Feuding Cup drivers stealing the spotlight
One race after Juan Pablo Montoya and Ryan Newman traded wrecks and words at Richmond, Harvick squared off with Busch following a late crash that took both from contention at Darlington Raceway’s Southern 500 on Saturday night.
Busch slowly followed Harvick into the pit area when the race was done, Harvick eventually jumping out of his car and attempted to punch or grab his rival through his window. Busch then slammed into Harvick’s driverless car to clear space and drive off.
It was an ugly way to end Regan Smith’s first Sprint Cup win in 105 career races. But it’s a spat sure to keep fans and drivers buzzing all week long leading to Sunday’s race at Dover International Speedway.
Dale Earnhardt Jr. said he couldn’t wait to get “on the Internet tonight and check it out. I don’t know what happened.”
NASCAR spokesman Kerry Tharp said Sunday the organization will review both the disputes this week.
Fighting among NASCAR drivers is nothing new. High speeds, long races and high temperatures often lead to hot tempers. Before the 2010 season, the organization even gave its sanction for drivers to show more emotion and verve with NASCAR’s vice president for competition, Robin Pemberton, saying, “We will put it back in the hands of drivers, and we will say, ‘Boys, have at it and have a good time.’ ”
And there’s been no shortage of dustups since.
At Richmond International Raceway, Montoya and Newman were involved in two different on-track incidents. The first caused Montoya, the pole-sitter, to brush the wall and repairs in pits put him three laps down. He later ran into the back of Newman, who was running eighth, and Newman vowed his payback would come after the race.
The bad blood continued at Darlington with the two meeting with NASCAR on Friday in a session Tharp acknowledged “did not go as well as had hoped it would.”
Whispers popped up that Newman had punched Montoya during the meeting, something both drivers brushed aside later that day.
“With conflict there are varying opinions, that’s what causes the conflict. I’m past it,” Newman said.
Still, every eye at Darlington were likely on those two and things appeared to spark again when Montoya tangled with five-time defending Sprint Cup champion Jimmie Johnson less than 100 laps in. Montoya quickly apologized for his role.

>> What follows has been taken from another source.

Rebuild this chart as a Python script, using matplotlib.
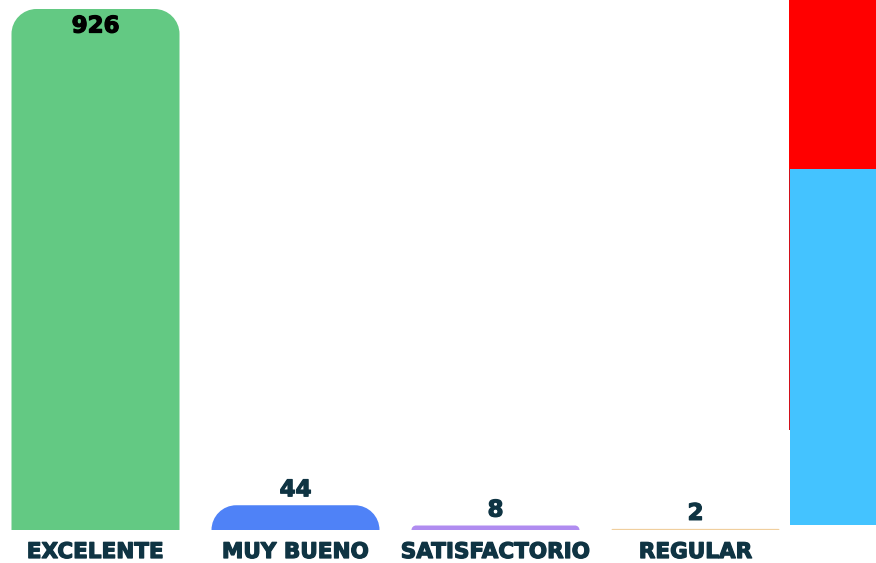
import matplotlib
matplotlib.use("Agg")
import matplotlib.pyplot as plt
import matplotlib.patheffects as pe
from matplotlib.path import Path
from matplotlib.patches import PathPatch, Rectangle

categories = ["EXCELENTE", "MUY BUENO", "SATISFACTORIO", "REGULAR"]
values = [926, 44, 8, 2]
colors = ["#63C983", "#4F82F7", "#B08CF0", "#F0CF9E"]
text_color = "#0F3443"

W, H = 876, 563
fig = plt.figure(figsize=(W / 100, H / 100), dpi=100)
ax = fig.add_axes([0, 0, 1, 1])

# pixel geometry of the plotting area
px_per_cat = 200.0
first_center_px = 95.5
baseline_px = 33.0          # from bottom
top_px = H - 9.0            # top of the tallest bar
ymax = max(values)
px_per_unit = (top_px - baseline_px) / ymax

ax.set_xlim(-first_center_px / px_per_cat, (W - first_center_px) / px_per_cat)
ax.set_ylim(-baseline_px / px_per_unit, ymax + (H - top_px) / px_per_unit)
ax.axis("off")

bar_w = 168 / px_per_cat
bars = ax.bar(range(len(values)), values, width=bar_w, color=colors)


def rounded_top(x0, w, h, r_px):
    """Bar outline with rounded top corners (radius given in pixels)."""
    rx = r_px / px_per_cat
    ry = r_px / px_per_unit
    k = 0.5523
    x1 = x0 + w
    verts = [
        (x0, 0), (x0, h - ry),
        (x0, h - ry + k * ry), (x0 + rx - k * rx, h), (x0 + rx, h),
        (x1 - rx, h),
        (x1 - rx + k * rx, h), (x1, h - ry + k * ry), (x1, h - ry),
        (x1, 0), (x0, 0),
    ]
    codes = [Path.MOVETO, Path.LINETO,
             Path.CURVE4, Path.CURVE4, Path.CURVE4,
             Path.LINETO,
             Path.CURVE4, Path.CURVE4, Path.CURVE4,
             Path.LINETO, Path.CLOSEPOLY]
    return Path(verts, codes)


for b, v, c in zip(bars, values, colors):
    b.set_visible(False)
    h_px = v * px_per_unit
    r = min(25.0, h_px)
    ax.add_patch(PathPatch(rounded_top(b.get_x(), b.get_width(), v, r),
                           facecolor=c, edgecolor="none", lw=0))


def heavy(color):
    return [pe.withStroke(linewidth=0.9, foreground=color)]


font = "DejaVu Sans"
for i, (cat, v) in enumerate(zip(categories, values)):
    ax.text(i, -22 / px_per_unit, cat, ha="center", va="center",
            fontsize=15.5, fontweight="bold", color=text_color, family=font,
            path_effects=heavy(text_color))
    if i == 0:
        ax.text(i, v - 17 / px_per_unit, str(v), ha="center", va="center",
                fontsize=16.5, fontweight="bold", color="black", family=font,
                path_effects=heavy("black"))
    else:
        ax.text(i, v + 4 / px_per_unit, str(v), ha="center", va="bottom",
                fontsize=16.5, fontweight="bold", color=text_color, family=font,
                path_effects=heavy(text_color))

# side panel blocks
fig.patches.append(Rectangle((789 / W, 0), 87 / W, 1, transform=fig.transFigure,
                             facecolor="white", edgecolor="none"))
fig.patches.append(Rectangle((789 / W, (H - 169) / H), 87 / W, 169 / H,
                             transform=fig.transFigure, facecolor="#FF0000",
                             edgecolor="none"))
fig.patches.append(Rectangle((789 / W, (H - 430) / H), 1 / W, 261 / H,
                             transform=fig.transFigure, facecolor="#D0101A",
                             edgecolor="none"))
fig.patches.append(Rectangle((790 / W, (H - 525) / H), 86 / W, 356 / H,
                             transform=fig.transFigure, facecolor="#44C3FF",
                             edgecolor="none"))

fig.savefig("out.png", dpi=100, facecolor="white")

Things remained calm for rest of the race until the end when Busch, Harvick and Clint Bowyer were three-wide on the narrow racetrack during a late restart when all were trying to chase down Smith. Bowyer was sent sprawling into the interior wall. As cars spun out behind, Busch gathered his car, then veered down the track and sent Harvick spinning.
Smith held on through a green-white-checkered finish to beat Sprint Cup points leader Carl Edwards, but the real drama was still to come as Busch and Harvick drove from the track. Busch was up against Harvick’s back bumper along pit road when Harvick jumped out and rushed toward Busch’s window before Busch bumped Harvick’s driverless car into the interior wall.
Both were asked into the NASCAR hauler and both left composed—although with different versions of what happened.
Busch said Harvick’s racing was “unacceptable racing.”
“I gave him room off of two, I didn’t get the room,” Busch said.
Harvick said he was racing hard and “things happen. That’s it. What do you do?”
Tharp says NASCAR will look into the scuffles the past two weeks.